En Occidente, en gran medida, los patriotas adoctrinados que acusan al resto de adoctrinación son cristianos. En nombre del amor irrestricto de Jesús, palo. Incluso si no considerásemos los Evangelios, con su centro en el amor a los débiles y perseguidos, con su condena a la arrogancia moral y religiosa, bastaría con echar una mirada al más violento Antiguo Testamento, tan citado por la derecha senil. Allí no veremos nada parecido a la propiedad privada o al libre mercado, aunque uno de los modelos ideológicos de Javier Milei sea Moisés. En el Antiguo Testamento “profeta” solo significaba aquel que se atrevía a decirle a un pueblo lo que no quería escuchar. Como Amos, criticaban a sus pueblos por la avaricia de los ricos y por las diferencias sociales que eran consideradas propias de sociedades corruptas―uno de ellos fue crucificado hace dos mil años por las mismas razones políticas.
Los patriotas de yugulares hinchadas aman sus países pero odian a su gente. Yo me defino como antiimperialista, pero no soy capaz ni de amar ni de odiar a ningún pueblo así, por entero. ¿Cómo alguien puede amar u odiar a tres millones de desconocidos? Imagínense amar y odiar a 340 millones...

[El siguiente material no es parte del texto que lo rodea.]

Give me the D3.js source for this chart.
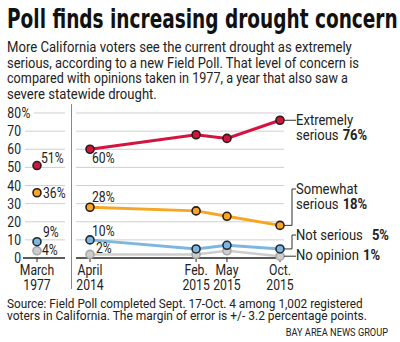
<!DOCTYPE html>
<html>
<head>
<meta charset="utf-8">
<script src="https://cdn.jsdelivr.net/npm/d3@7"></script>
<style>
  body { margin: 0; background: #fff; }
  svg { display: block; }
  text { fill: #222; font-family: "Roboto", "DejaVu Sans Condensed", sans-serif; }
  .head { font-family: "DejaVu Sans Condensed", "Roboto", sans-serif; }
</style>
</head>
<body>
<script>
var width = 400,
    height = 342;

// poll dates (right panel) and the 1977 reference poll
var dates = ["2014-04", "2015-02", "2015-05", "2015-10"];
var dateLabels = [["April", "2014"], ["Feb.", "2015"], ["May", "2015"], ["Oct.", "2015"]];
var pastLabel = ["March", "1977"];

var extremely = [60, 68, 66, 76];
var somewhat = [28, 26, 23, 18];
var notSerious = [10, 5, 7, 5];
var noOpinion = [2, 2, 4, 1];

var past = [51, 36, 9, 4];

var seriesNames = [["Extremely", "serious", "76%"], ["Somewhat", "serious", "18%"], ["Not serious", "", "5%"], ["No opinion", "", "1%"]];
var yTicks = [0, 10, 20, 30, 40, 50, 60, 70, 80];

var colors = ["#d2143f", "#f6a623", "#7db7e0", "#cdcdcd"];
var strokes = ["#2a1a1a", "#2a1a1a", "#1f2a33", "#a8a8a8"];

var parse = d3.timeParse("%Y-%m");

var svg = d3.select("body").append("svg")
    .attr("width", width)
    .attr("height", height);

// text drawn at (x0, y0) and narrowed horizontally by f (condensed look);
// if fit is given, f is chosen so the text is exactly that wide
function label(x0, y0, txt, size, anchor, f, fit, bold) {
  var t = svg.append("text")
      .attr("x", 0).attr("y", 0)
      .attr("text-anchor", anchor || "start")
      .style("font-size", size + "px")
      .style("font-weight", bold ? "bold" : null)
      .text(txt);
  var len = t.node().getComputedTextLength();
  var k = fit ? fit / len : (f || 0.84);
  t.attr("transform", "translate(" + x0 + "," + y0 + ") scale(" + k + ",1)");
  t.w = len * k;
  return t;
}

// headline and intro
label(7, 28, "Poll finds increasing drought concern", 26, "start", null, 346, true)
    .attr("class", "head").style("fill", "#111");

var intro = [
  ["More California voters see the current drought as extremely", 345],
  ["serious, according to a new Field Poll. That level of concern is", 352],
  ["compared with opinions taken in 1977, a year that also saw a", 341],
  ["severe statewide drought.", 150]
];
intro.forEach(function(d, i) {
  label(7, 52 + i * 15.6, d[0], 15, "start", null, d[1]);
});

var y = d3.scaleLinear().domain([0, 80]).range([258, 113]);
var xPast = 37;
var x = d3.scaleTime()
    .domain([parse("2014-04"), parse("2015-10")])
    .range([90, 280]);

// gridlines
var grid = svg.append("g");
yTicks.forEach(function(t) {
  if (t === 0) return;
  var x0 = t === 80 ? 34 : 25;
  grid.append("line").attr("x1", x0).attr("x2", 65)
      .attr("y1", y(t)).attr("y2", y(t))
      .attr("stroke", "#cfcfcf").attr("stroke-width", 1);
  grid.append("line").attr("x1", 76).attr("x2", 284)
      .attr("y1", y(t)).attr("y2", y(t))
      .attr("stroke", "#cfcfcf").attr("stroke-width", 1);
});

// y labels
yTicks.forEach(function(t) {
  label(21, y(t) + 5, t, 14.5, "end");
});
label(21.5, y(80) + 5, "%", 14.5);

// baselines
svg.append("line").attr("x1", 23).attr("x2", 65).attr("y1", y(0)).attr("y2", y(0))
    .attr("stroke", "#222").attr("stroke-width", 1.6);
svg.append("line").attr("x1", 76).attr("x2", 284).attr("y1", y(0)).attr("y2", y(0))
    .attr("stroke", "#222").attr("stroke-width", 1.6);

// divider between 1977 and recent polls
svg.append("line").attr("x1", 71.5).attr("x2", 71.5).attr("y1", 104).attr("y2", 289)
    .attr("stroke", "#888").attr("stroke-width", 1);

// x ticks and labels
var tickXs = [xPast].concat(dates.map(function(d) { return x(parse(d)); }));
var tickLabels = [pastLabel].concat(dateLabels);
tickXs.forEach(function(tx, i) {
  svg.append("line").attr("x1", tx).attr("x2", tx).attr("y1", y(0)).attr("y2", y(0) + 4)
      .attr("stroke", "#222").attr("stroke-width", 1);
  label(tx, 275, tickLabels[i][0], 14.5, "middle");
  label(tx, 289.5, tickLabels[i][1], 14.5, "middle");
});

// series lines and points
var series = [extremely, somewhat, notSerious, noOpinion];
var line = d3.line()
    .x(function(d, i) { return x(parse(dates[i])); })
    .y(function(d) { return y(d); });

series.slice().reverse().forEach(function(s, ri) {
  var k = series.length - 1 - ri;
  svg.append("path").datum(s)
      .attr("d", line)
      .attr("fill", "none")
      .attr("stroke", colors[k])
      .attr("stroke-width", k === 3 ? 2.5 : 3);
});
series.slice().reverse().forEach(function(s, ri) {
  var k = series.length - 1 - ri;
  svg.selectAll(".pt" + k).data(s).enter().append("circle")
      .attr("cx", function(d, i) { return x(parse(dates[i])); })
      .attr("cy", function(d) { return y(d); })
      .attr("r", 4)
      .attr("fill", colors[k])
      .attr("stroke", strokes[k])
      .attr("stroke-width", 1.6);
  svg.append("circle")
      .attr("cx", xPast).attr("cy", y(past[k])).attr("r", 4)
      .attr("fill", colors[k]).attr("stroke", strokes[k]).attr("stroke-width", 1.6);
});

// value labels for 1977 and April 2014
var pastOffsets = [[4, -3], [6, 5], [6, -5], [5, 4]];
past.forEach(function(v, k) {
  label(xPast + pastOffsets[k][0], y(v) + pastOffsets[k][1], v + "%", 14.5);
});
var firstOffsets = [[2, 14], [2, -5], [2, -4], [6, -1]];
series.forEach(function(s, k) {
  label(x(parse(dates[0])) + firstOffsets[k][0], y(s[0]) + firstOffsets[k][1], s[0] + "%", 14.5);
});

// end labels with connectors
var xEnd = x(parse(dates[dates.length - 1]));
var labelY = [120, 189, 235, 255];
series.forEach(function(s, k) {
  var yp = y(s[s.length - 1]);
  var ly = labelY[k];
  var path = k === 0 || k === 3
      ? "M" + (xEnd + 4) + "," + yp + "H296"
      : "M" + (xEnd + 4) + "," + yp + "H292V" + ly + "H296";
  svg.append("path").attr("d", path).attr("fill", "none")
      .attr("stroke", "#333").attr("stroke-width", 1);
  var name = seriesNames[k];
  var lastY = ly + 5;
  var lastTxt = name[0];
  if (name[1]) {
    label(296, ly + 5, name[0], 15, "start", 0.87);
    lastY = ly + 20;
    lastTxt = name[1];
  }
  var reg = label(296, lastY, lastTxt, 15, "start", 0.87);
  label(296 + reg.w + (k === 2 ? 9 : 4), lastY, name[2], 15, "start", 0.87, null, true);
});

// source and credit
label(7, 308, "Source: Field Poll completed Sept. 17-Oct. 4 among 1,002 registered", 13, "start", null, 356);
label(7, 319.5, "voters in California. The margin of error is +/- 3.2 percentage points.", 13, "start", null, 360);
label(388, 336, "BAY AREA NEWS GROUP", 11, "end");
</script>
</body>
</html>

La historia también demuestra que la mentada libertad de una sociedad existe por sus críticos, no por sus patriotas tatuados. Cierto, las universidades de todo el mundo están invadidas por la crítica de izquierda. La cultura también. Siempre fue así. Pues, para la derecha hay una solución: pónganse a estudiar, boludos. El problema es que si alguien ama el dinero, difícilmente se dedique a esas cosas, desfinanciadas por ellos mismos. Como decía Octavio Paz, la derecha no tiene ideas, sino intereses―y cuando no tiene intereses en la bolsa, compensan con mucho odio ad hominem.